Opinion writing
TREE Strategy
T: Write a clear Topic sentence that states your opinion
R: Provide Reasons (3 or more)
E: Explain your reasons
E: Write an Ending Sentence
Planning Opinion Writing
STOP Strategy
S: Stop judgment by listing reasons for both sides of an issue
T: Take a side by deciding which side has the strongest support
O: Organize ideas by numbering how they will appear in your writing
P: Plan and add more as you write
Opinion writing
TREE Strategy
T: Write a clear Topic sentence that states your opinion
R: Provide Reasons for your opinion (3 or more)

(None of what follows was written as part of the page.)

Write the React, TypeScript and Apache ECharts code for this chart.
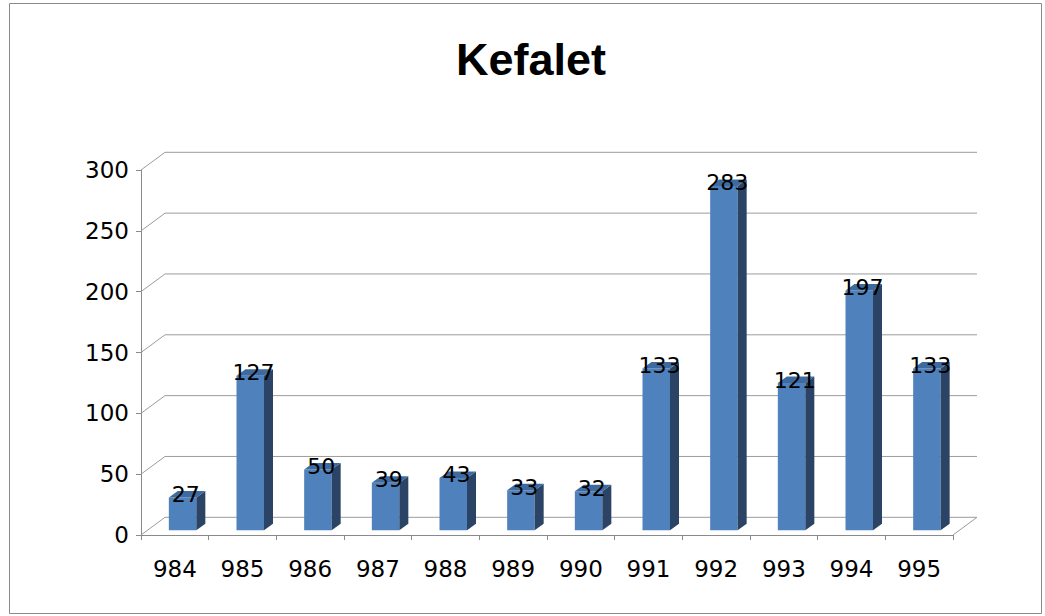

E: Explain your reasons and Examine them from the audience’s perspective
E: Write an Ending Statement that wraps it up
Revising Opinion Writing
SCAN Strategy
S: Does my writing make Sense?
C: Is it Connected to my belief? Have I Connected my reasons well?
A: Can I Add more?
N: Note and fix errors
Writing Strategy
WRITE
W: Work from your plan to develop an opinion statement
R: Remember your goal
I: Include transition words for each paragraph
T: Try to use different kinds of sentences
E: Add Exciting and interesting words.
SRSD: Self-Regulated Strategy Development
Develop Background Knowledge:Provide students a rationale for the instructional strategy
Discuss It:Introduce the mnemonic strategy to students, and explain how it is used to set and achieve goals.
Model It:Model how the strategy works by thinking aloud through the writing process, and demonstrating how to use the mnemonic to plan and write a text.
Memorize it: Encourage students to memorize the mnemonic in order to internalize the planning and writing process
Support it: Using scaffolding to support students’ independent acquisition of the strategy
Practice it: Independent use of the strategy on a variety of writing tasks
Best Practices in Teaching Opinion Writing (research synopsis)
- Argumentation/Opinion is inherently a social activity involving dialogue among people holding different perspectives.
- Research shows that providing students with real-world social contexts for opinion writing can have a positive effect on the quality of their writing, and help them produce clearer and more precise opinions.
- Students who participated in role-playing activities wrote opinion letters that were better adapted to the audience’s needs than those receiving only direct instruction.
- Opinion pieces should be connected to and in response to content texts across disciplines and should promote the acquisition of disciplinary knowledge.
- Teachers should provide powerful integrated writing instruction, which calls for instruction that integrates reading, writing, speaking and listening across the K-12 curriculum.
- Inauthentic writing assignments with no real purpose or audience undermines student’s abilities to see other perspectives.
- Writing with real world social contexts has positive effects on the quality of writing.
- Top writing to learn strategies
- Content-area literacy with a writing focus where students write 2-3 times per week, often briefly, and where reading and talk are used to support activities showed positive gains in both reading and writing.
- Students view writing as an opportunity to think and learn
- Students understand that writing opinions helps them think critically about an issue
- Inquiry writing that is built around hands-on experiences
- Students are explicitly taught strategies for writing opinion pieces.
- Students are explicitly taught to self-monitor their writing
- Writing activities include interesting topics, hands-on experience and peer collaboration.
- Key points in opinion writing.
- Active engagement with others
- Engaging content area material
- Time to consider the viewpoint of others
- Mnemonic devises and graphic organizers
- Students must be able to analyze and interpret literature before they are able to write analytic arguments/opinions about it.
- Explicit and systemic teaching of the writing process has a dramatic and positive affect on the quality of student writing.
- SRSD Strategy: Self-regulated Strategy Development
- Research shows that SRSD instruction can improve the planning and revision process of young students and those with LD.